More reading: How does one go about re-inventing oneself? For me, it wasn’t so much calculated as it was maturity and experience. And an absence of naivete. Letting go of things that no longer serve you, so they say. My buddy Justin (if you followed that link at the beginning of this paragraph) sums it up so succinctly: All you have to do is think differently and act accordingly.

If I were 22…

This post encouraged by the hashtag: #ifiwere22

Oh man, 22. TWENTY TWO. Seems like a lifetime from my current age. I lived my life and took it by the balls when I was 22, and almost poetically, lived a life consumed by balls. I basically had zero focus, motivation, or seriousness — unless you count All The Fun and All The Mens at my disposal as a task of 20-something goals. And dispose I did. Life was a party, and I was the life of every one. Sure, I enjoyed that lifestyle at the time because I lived by my own rules, but there were detriments to being the non-stop cruise director of Fun: excessive partying, drinking, smoking… tanning.

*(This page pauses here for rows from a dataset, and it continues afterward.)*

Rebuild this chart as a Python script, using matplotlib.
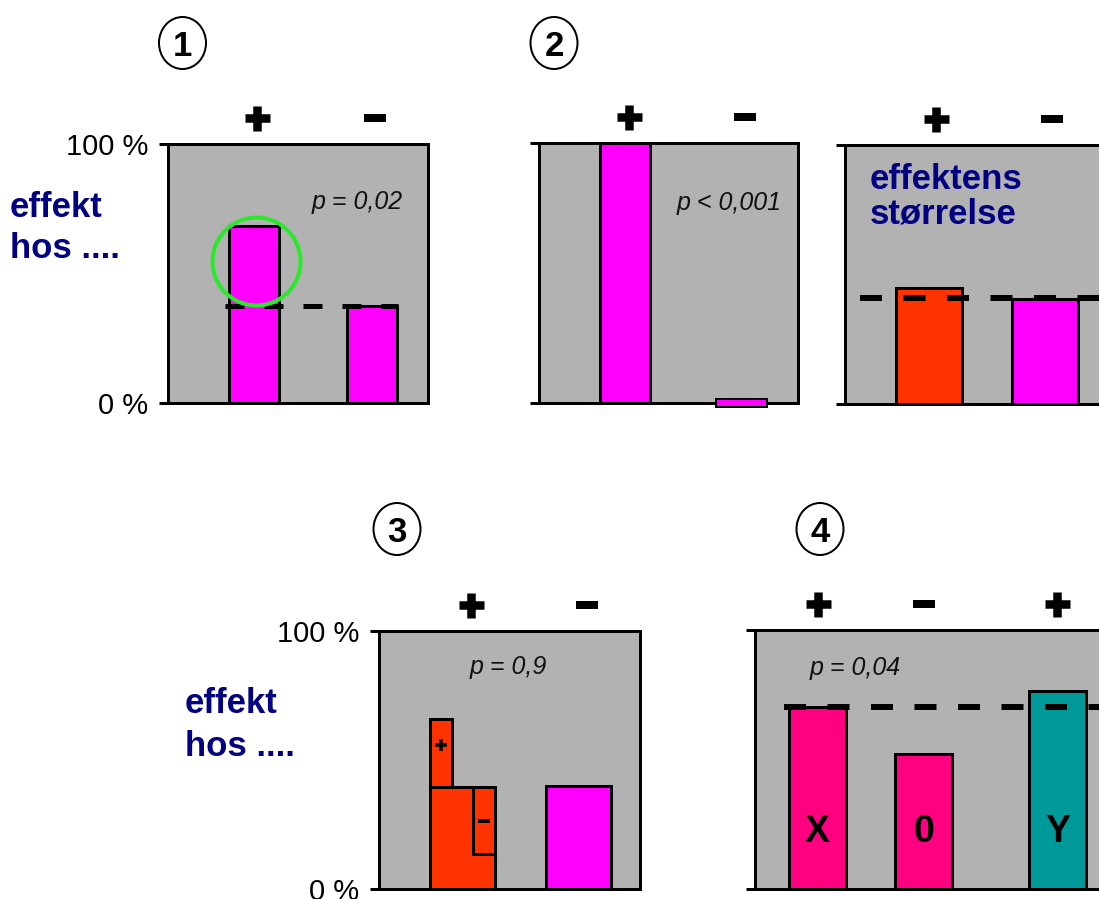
import matplotlib
matplotlib.use("Agg")
import matplotlib.pyplot as plt
from matplotlib.patches import Ellipse
from matplotlib.transforms import offset_copy

# --- data ------------------------------------------------------------
SIGNS = ["+", "-"]

P1_VALUES = [68.3, 37.5]
P1_REF = 37.5
P1_CIRCLE = 55
P1_P = "p = 0,02"

P2A_VALUES = [100, 1.5]
P2A_P = "p < 0,001"

P2B_VALUES = [44.8, 40.5]
P2B_REF = 41

P3_BASE = 39.5
P3_PLUS_TOP = 66
P3_MINUS_BOTTOM = 13.5
P3_OTHER = 40
P3_P = "p = 0,9"

P4_LABELS = ["X", "0", "Y"]
P4_SIGNS = ["+", "-", "+"]
P4_VALUES = [70.3, 52, 76.5]
P4_REF = 70.3
P4_P = "p = 0,04"

NUMBERS = ["1", "2", "3", "4"]
Y_LABELS = ["0 %", "100 %"]

# --- style -----------------------------------------------------------
GREY = "#b2b2b2"
MAGENTA = "#ff00ff"
ORANGE = "#ff3300"
PINK = "#ff0080"
TEAL = "#009999"
NAVY = "#000080"
GREEN = "#2ae82a"

W, H = 1099, 899
PT = 0.72  # points per pixel at dpi 100

plt.rcParams["font.family"] = ["Liberation Sans", "DejaVu Sans"]
plt.rcParams["lines.scale_dashes"] = False

fig = plt.figure(figsize=(W / 100, H / 100), dpi=100)


def fy(y):
    return 1 - y / H


def panel(left, top, right, bottom, xlim, labels=False):
    ax = fig.add_axes([left / W, 1 - bottom / H, (right - left) / W, (bottom - top) / H])
    ax.set_facecolor(GREY)
    ax.set_ylim(0, 100)
    ax.set_xlim(*xlim)
    for s in ax.spines.values():
        s.set_linewidth(3 * PT)
        s.set_color("black")
    ax.set_xticks([])
    ax.set_yticks([0, 100])
    ax.set_yticklabels(Y_LABELS if labels else ["", ""])
    ax.tick_params(axis="y", length=9 * PT, width=3 * PT, pad=8, labelsize=21)
    return ax


def bars(ax, xs, values, width, colors, lw=3, zorder=2, **kw):
    ax.bar(xs, values, width=width, color=colors, edgecolor="black",
           linewidth=lw * PT, zorder=zorder, clip_on=False, **kw)


def dashed(ax, y, x0, x1, on=22, off=21.5, lw=6):
    ax.plot([x0, x1], [y, y], color="black", lw=lw * PT,
            dashes=(on * PT, off * PT), dash_capstyle="butt", zorder=3)


def header(ax, xs, signs, dx=0, y=1.1):
    tr = offset_copy(ax.get_xaxis_transform(), fig=fig, x=dx, y=0, units="dots")
    for x, s in zip(xs, signs):
        if s == "+":
            ax.plot(x, y, marker="+", ms=25 * PT, mew=8.5 * PT, color="black",
                    transform=tr, clip_on=False)
        else:
            ax.plot(x, y, marker="_", ms=22 * PT, mew=8 * PT, color="black",
                    transform=tr, clip_on=False)


def circled(x, y, s):
    fig.add_artist(Ellipse((x / W, fy(y)), 47 / W, 52 / H, transform=fig.transFigure,
                           fill=False, edgecolor="black", lw=2 * PT))
    fig.text(x / W, fy(y + 13), s, ha="center", va="baseline",
             fontsize=25, fontweight="bold")


def navy_text(x, y, s):
    fig.text(x / W, fy(y), s, ha="left", va="baseline", fontsize=25,
             fontweight="bold", color=NAVY)


def p_text(x, y, s, ha):
    fig.text(x / W, fy(y), s, ha=ha, va="baseline", fontsize=18,
             style="italic", color="#111111")


# --- panel 1 ---------------------------------------------------------
ax1 = panel(168, 144, 428, 403, (-0.729, 1.475), labels=True)
bars(ax1, range(2), P1_VALUES, 0.424, MAGENTA)
dashed(ax1, P1_REF, -0.246, 1.22, on=19, off=20, lw=5)
header(ax1, range(2), SIGNS, dx=3)
ax1.plot(0, P1_CIRCLE, "o", ms=88 * PT, mfc="none", mec=GREEN, mew=4 * PT,
         zorder=4, clip_on=False,
         transform=offset_copy(ax1.transData, fig=fig, x=2, y=0, units="dots"))

# --- panel 2a --------------------------------------------------------
ax2 = panel(539, 143, 798, 403, (-0.738, 1.485))
bars(ax2, [0], P2A_VALUES[:1], 0.43, MAGENTA)
# the tiny bar straddles the base line
bars(ax2, [1], [2 * P2A_VALUES[1]], 0.43, MAGENTA, lw=2, zorder=4,
     bottom=-P2A_VALUES[1])
header(ax2, range(2), SIGNS, dx=4)

# --- panel 2b --------------------------------------------------------
ax2b = panel(845, 145, 1106, 404, (-0.724, 1.526))
bars(ax2b, range(2), P2B_VALUES, 0.57, [ORANGE, MAGENTA])
dashed(ax2b, P2B_REF, -0.595, 2.0)
header(ax2b, range(2), SIGNS, dx=7.5)

# --- panel 3 ---------------------------------------------------------
ax3 = panel(379, 631, 640, 889, (-0.717, 1.524), labels=True)
w3, sub = 0.558, 0.19
bars(ax3, range(2), [P3_BASE, P3_OTHER], w3, [ORANGE, MAGENTA])
bars(ax3, [-w3 / 2], [P3_PLUS_TOP - P3_BASE], sub, ORANGE,
     bottom=P3_BASE, align="edge")
bars(ax3, [w3 / 2 - sub], [P3_BASE - P3_MINUS_BOTTOM], sub, ORANGE,
     bottom=P3_MINUS_BOTTOM, align="edge")
ax3.plot(-w3 / 2 + sub / 2, P3_BASE + 0.62 * (P3_PLUS_TOP - P3_BASE), marker="+",
         ms=12 * PT, mew=3.5 * PT, color="black", zorder=4)
ax3.plot(w3 / 2 - sub / 2, (P3_BASE + P3_MINUS_BOTTOM) / 2, marker="_",
         ms=12 * PT, mew=4 * PT, color="black", zorder=4)
header(ax3, range(2), SIGNS, dx=8.5)

# --- panel 4 ---------------------------------------------------------
GROUP_GAP = 0.264
x4 = [0, 1, 2 + GROUP_GAP]
ax4 = panel(755, 630, 1120, 889, (-0.59, 2.854))
bars(ax4, x4, P4_VALUES, 0.54, [PINK, PINK, TEAL])
dashed(ax4, P4_REF, -0.316, 3.0)
header(ax4, x4, P4_SIGNS)
for x, lab in zip(x4, P4_LABELS):
    ax4.text(x, 18.1, lab, ha="center", va="baseline", fontsize=27,
             fontweight="bold", zorder=5)

# --- text ------------------------------------------------------------
for (x, y), n in zip([(182.5, 43), (554, 43), (397, 529), (820, 529)], NUMBERS):
    circled(x, y, n)

navy_text(10, 217, "effekt")
navy_text(10, 258, "hos ....")
navy_text(185, 713, "effekt")
navy_text(185, 756, "hos ....")
navy_text(870, 189, "effektens")
navy_text(870, 224, "størrelse")

p_text(403, 209, P1_P, "right")
p_text(782, 210, P2A_P, "right")
p_text(508, 674, P3_P, "center")
p_text(810, 675, P4_P, "left")

fig.savefig("out.png", dpi=100)
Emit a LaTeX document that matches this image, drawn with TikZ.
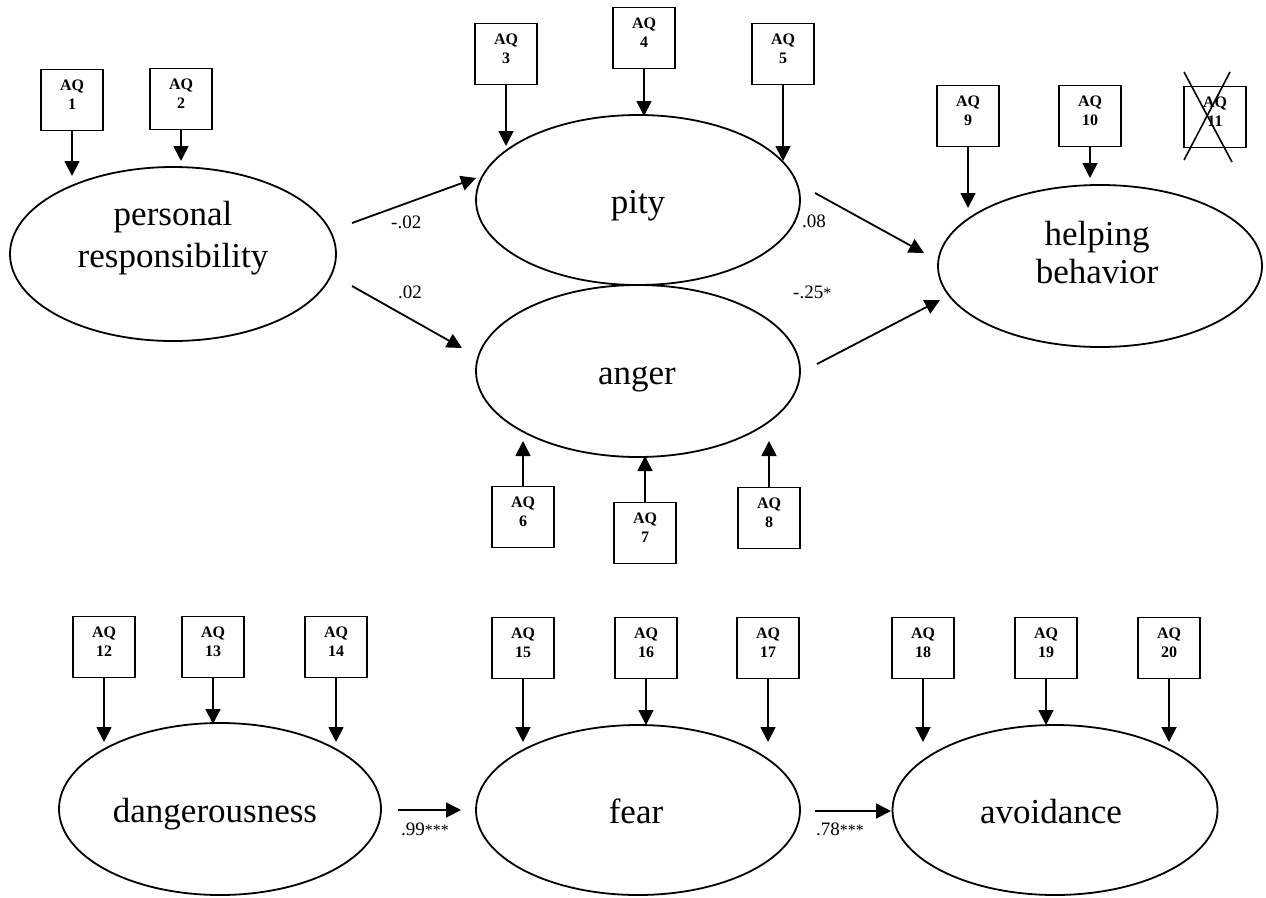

Carrying more about dating and being pretty than finishing my degree. (Ugh.)

I was far from ready to be an adult.

To be blunt: my 37-year-old self wants to go back and kick my 22-year-old self’s ass.

There are times that I reflect on how different my life could have gone — I could have gone done some darker, scarier roads. Somehow I cleaned myself up after falling in the ditch… over and over and over again. But I’m here. Living it up at 37. Completely different than who I was when I was living 22. The Party Girl.

The responsibilities shift. The priorities realign. And you find a better self. (And hope that others see it too.) I surely still have work to do, despite my “apologizing” for a life time of mistakes in my 20s.

Regrets? Yep. I have a LOT of regrets. And mistakes. And fuck-ups (pardon). I’m not denying that there is an obvious connection of who I was to who I am. The important takeaway here is that people can change — for the worse or for the better — and only if they want to. And I’m ever grateful for those along the way who helped me towards the latter. The perceptions of YOU in your 20s might very well remain in your 30s. Know that reputations are hard to shrug. That process will take time, but change for YOURSELF (and get rid of the toxic people who don’t appreciate your new life).

I’m living 30-something proof that sometimes maturity and accountability comes a little late. And that’s OK. It’s also OK if you don’t want those things, FWIW.

If I were 22? No thanks. Wouldn’t go back there for a second.